I'm not claiming this is the be-all and end-all of digital artwork. I am having some kind of strange revelation, though. I think I'm going to be doing something interesting with these tools. I think they're letting me do something I couldn't do before.

We'll see.


cartoonish sketch [68K] Okay! Here's some more stuff. Great? No. I'm working on technique. Later maybe I'll do something good. So the techniques I'm working on are about using digital tools to draw comic art and then colorizing it using various tools. I start with making line art in Painter, bring it into Photoshop to paint grayscale gradients on it, then use Photoshop to colorize it. The background is Painter watercolor work.

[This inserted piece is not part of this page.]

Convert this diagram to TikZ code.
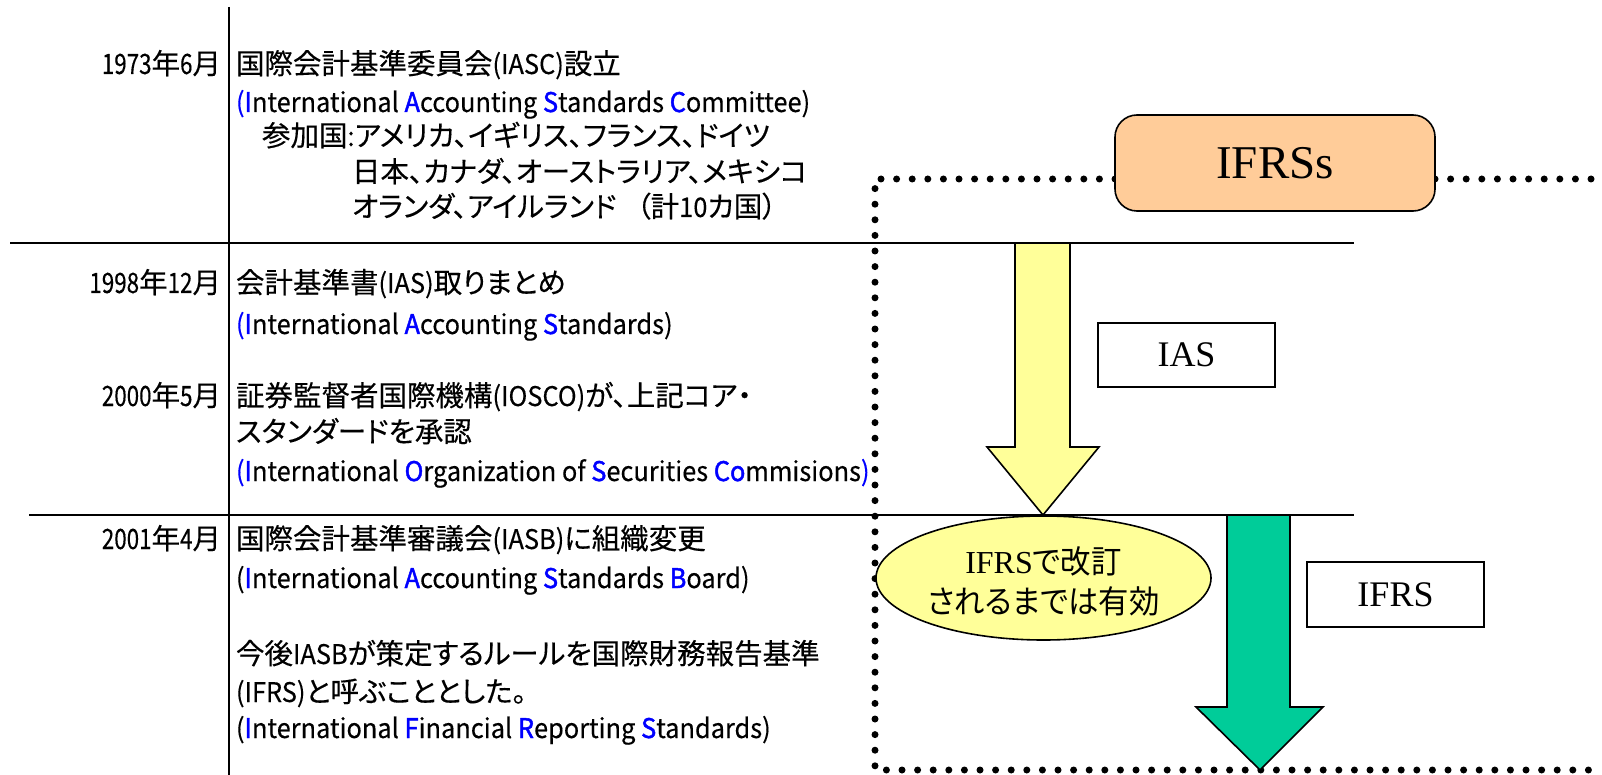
\documentclass[tikz,border=0pt]{standalone}
\usepackage{fontspec}
\usetikzlibrary{shapes.geometric}
% CJK text with proportional kana, Latin runs narrower
\newfontfamily\jp[RawFeature=+palt,FakeBold=0.3]{Noto Sans CJK JP}
\newfontfamily\lat[FakeStretch=0.94,FakeBold=0.3]{Noto Sans CJK JP}
\newfontfamily\dig[FakeStretch=0.8,FakeBold=0.3]{Noto Sans CJK JP}
\newfontfamily\latbold[FakeStretch=0.94,FakeBold=1.6]{Noto Sans CJK JP}
\newfontfamily\jpe[FakeStretch=0.95,RawFeature=+palt]{Noto Sans CJK JP}
\newfontfamily\ser{Liberation Serif}
\definecolor{acblue}{RGB}{0,0,255}
\definecolor{peach}{RGB}{255,204,153}
\definecolor{paleyellow}{RGB}{255,255,153}
\definecolor{seagreen}{RGB}{0,204,153}
% initial letters of an abbreviation
\newcommand\ini[1]{{\latbold\color{acblue}#1}}
\newcommand\bpar[1]{{\color{acblue}#1}}
\newcommand\la[1]{{\lat\fontsize{27}{32}\selectfont #1}}
\newcommand\num[1]{{\dig\fontsize{28}{32}\selectfont #1}}
\begin{document}
\begin{tikzpicture}[x=1pt,y=-1pt,
  every node/.style={inner sep=0pt,outer sep=0pt},
  date/.style={anchor=base east,font=\jp\fontsize{28.5}{32}\selectfont},
  txt/.style={anchor=base west,font=\jp\fontsize{28.5}{32}\selectfont},
  ltxt/.style={anchor=base west,font=\lat\fontsize{27}{32}\selectfont},
  rule/.style={line width=2pt},
  dotline/.style={line width=7pt,line cap=round,dash pattern=on 0pt off 15.6pt},
  namebox/.style={draw,line width=2pt,fill=white,font=\ser\fontsize{36}{40}\selectfont},
  bigarrow/.style={draw,line width=1.6pt,line join=miter}]
\useasboundingbox (0,0) rectangle (1602,775);

% timeline rules
\coordinate (vtop) at (229,7);
\coordinate (vbot) at (229,775);
\coordinate (h1a) at (10,243);
\coordinate (h1b) at (1354,243);
\coordinate (h2a) at (29,515);
\coordinate (h2b) at (1354,515);
\draw[rule,line width=2.4pt] (vtop) -- (vbot);
\draw[rule] (h1a) -- (h1b);
\draw[rule] (h2a) -- (h2b);

% dates
\node[date] (d1) at (221,74)  {\num{1973}年\num{6}月};
\node[date] (d2) at (221,293) {\num{1998}年\num{12}月};
\node[date] (d3) at (221,406) {\num{2000}年\num{5}月};
\node[date] (d4) at (221,549) {\num{2001}年\num{4}月};

% 1973
\node[txt] (a1) at (236,74)  {国際会計基準委員会\la{(IASC)}設立};
\node[ltxt] (a2) at (236,112) {\bpar{(}\ini{I}nternational \ini{A}ccounting \ini{S}tandards \ini{C}ommittee)};
\node[txt] (a3) at (262,146) {参加国\la{:}アメリカ、イギリス、フランス、ドイツ};
\node[txt] (a4) at (352,182) {日本、カナダ、オーストラリア、メキシコ};
\node[txt] (a5) at (352,217) {オランダ、アイルランド\hspace{20pt}（計\la{10}カ国）};

% 1998 / 2000
\node[txt] (b1) at (236,293) {会計基準書\la{(IAS)}取りまとめ};
\node[ltxt] (b2) at (236,334) {\bpar{(}\ini{I}nternational \ini{A}ccounting \ini{S}tandards)};
\node[txt] (c1) at (236,406) {証券監督者国際機構\la{(IOSCO)}が、上記コア・};
\node[txt] (c2) at (236,442) {スタンダードを承認};
\node[ltxt] (c3) at (236,481) {\bpar{(}\ini{I}nternational \ini{O}rganization of \ini{S}ecurities \ini{Co}mmisions\bpar{)}};

% 2001
\node[txt] (e1) at (236,549) {国際会計基準審議会\la{(IASB)}に組織変更};
\node[ltxt] (e2) at (236,588) {(\ini{I}nternational \ini{A}ccounting \ini{S}tandards \ini{B}oard)};
\node[txt] (e3) at (236,664) {今後\la{IASB}が策定するルールを国際財務報告基準};
\node[txt] (e4) at (236,702) {\la{(IFRS)}と呼ぶこととした。};
\node[ltxt] (e5) at (236,738) {(\ini{I}nternational \ini{F}inancial \ini{R}eporting \ini{S}tandards)};

% IFRSs frame
\node[minimum width=320,minimum height=96] (ifrss) at (1275,163) {};
\coordinate (dtl) at (875,179);
\coordinate (dbl) at (875,770);
\coordinate (dbr) at (1602,770);
\coordinate (dtr) at (1602,179);
\draw[dotline] (ifrss.west |- dtl) -- (dtl) -- (dbl) -- (dbr);
\draw[dotline] (ifrss.east |- dtr) -- (dtr);
\node[draw,line width=1.6pt,rounded corners=22pt,fill=peach,
      minimum width=320,minimum height=96,
      font=\ser\fontsize{47}{50}\selectfont] (ifrssbox) at (ifrss) {IFRSs};

% IAS arrow
\draw[bigarrow,fill=paleyellow] (1015,243) -- (1070,243) -- (1070,447) -- (1099,447)
  -- (1043,515) -- (987,447) -- (1015,447) -- cycle;
\node[namebox,minimum width=177,minimum height=64] (ias) at (1186.5,355) {IAS};

% IFRS arrow
\draw[bigarrow,fill=seagreen] (1227,515) -- (1290,515) -- (1290,707) -- (1323,707)
  -- (1260,770) -- (1196,707) -- (1227,707) -- cycle;
\node[namebox,minimum width=177,minimum height=65] (ifrs) at (1395.5,594.5) {IFRS};

% validity note
\node[ellipse,draw,line width=1.6pt,fill=paleyellow,
      minimum width=335,minimum height=124] (valid) at (1043.5,578) {};
\node[align=center,font=\jpe\fontsize{32}{40}\selectfont] (validtxt) at (1043.5,581)
  {{\ser IFRS}で改訂\\されるまでは有効};
\end{tikzpicture}
\end{document}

Here's another try, with the stages illustrated. This is a self portrait.
line art Here's the original line art, done in Painter with the pen & ink brush.
filled with grayscale gradients Here I've used Photoshop to paint in grayscale tones. I used the brush, airbrush, and smudge tools. I did this on a copy of the line art. The original line art is on a layer above the painted layer.
colorized Here I've used the Hue controls to colorize chunks of the sketch. The lasso tool is my friend.
finished art with background And now, a gratuitous background made with Terrazzo, lightened a bit.
I could have done the same thing by painting in Painter. It's harder to make masks in Painter than it is to make selections in Photoshop, though.
teddy bear [25K] A colored pencil sketch.
just exactly who I am [45K] Self-portrait with knife. Not entirely successful.